FORT SMITH, Ark. — Don Mantooth still has achy joints, brain fog and chest pain. But it's his breathing, he credits to his "therapy angels" at Baptist Health-Fort Smith and their pulmonary specialists that have kept him going while he battles long-haul COVID.
Mantooth was diagnosed with COVID in July of last year shortly after his wife contracted the virus. Both went to the hospital. His wife was able to leave with no long-term effects. However, a 15-day stint in the hospital left Mantooth learning how to walk and breathe again.
He tells 5NEWS that with the aid of his wife and in-home nurses, he eventually regained strength but still found himself "putting milk in the microwave and cereal in my coffee cup" due to brain fog related to a lack of oxygen.
Mantooth had to use an oxygen tank to keep his levels up. After a few months, his doctor saw improvement and got him into pulmonary rehabilitation at the Baptist Health Marvin Altman Fitness Center. It's here Mantooth has learned how to get his breath back.
"You learn how to use your diaphragm to breathe and I do that every day," Mantooth said. "It does well enough to keep my oxygen where I don't have to have a bottle but I still can't do a whole lot."

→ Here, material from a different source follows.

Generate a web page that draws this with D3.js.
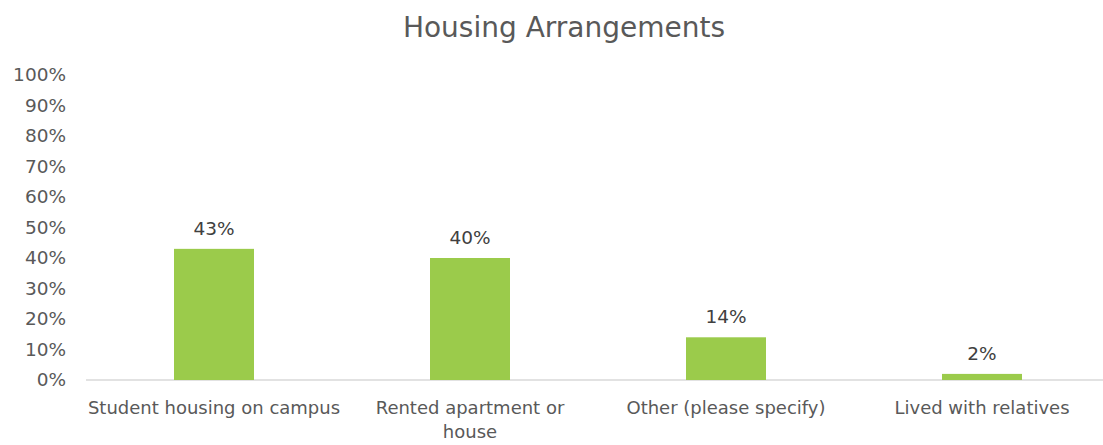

Scar tissue on his lungs and the signs of fibrosis are challenges he works to overcome. Thankfully, he has a little help.
"I call them my therapy angels, the therapy angels in rehab help me get to a point where I can breathe again," Mantooth said.
His "angels" have him walk 15 laps around the track and use exercise machines to build up his cardio and expand his chest cavity. While it might not seem like a lot of effort for some, every step makes a difference for Mantooth.
He says going upstairs used to feel like "somebody holding their hand over your mouth and pinching your nose, you just can't get enough oxygen." But rehabilitation is keeping his airways open.
A recent test has his doctor worried the damage to his lungs is getting worse, but time will tell.
Dr. Adebayo Fasanya is one of the pulmonologists at Baptist Health and he says cases of long-haul COVID vary from person to person.
"It's so different between people, you can just get a generalized idea based on age and things like that, but overall, there is no real answer to that," says Dr. Fasanya.
With things different between COVID long-haulers, that recent test for Mantooth really could change with time. Not enough research has been done to see what can happen from person to person as time goes on.
COVID might have taken away a job Mantooth loved, but his new job, with the help of his angels, has given him a new lease on life.
"You gotta put in the effort and you gotta be driven and have something inspire you to get better," says Mantooth.
His message to anyone else struggling with their own long-haul symptoms is to keep up the effort and take things one breath at a time.
"Just keep working at it, you can't stop, you can't give up," said Mantooth. "If you give up, you're done."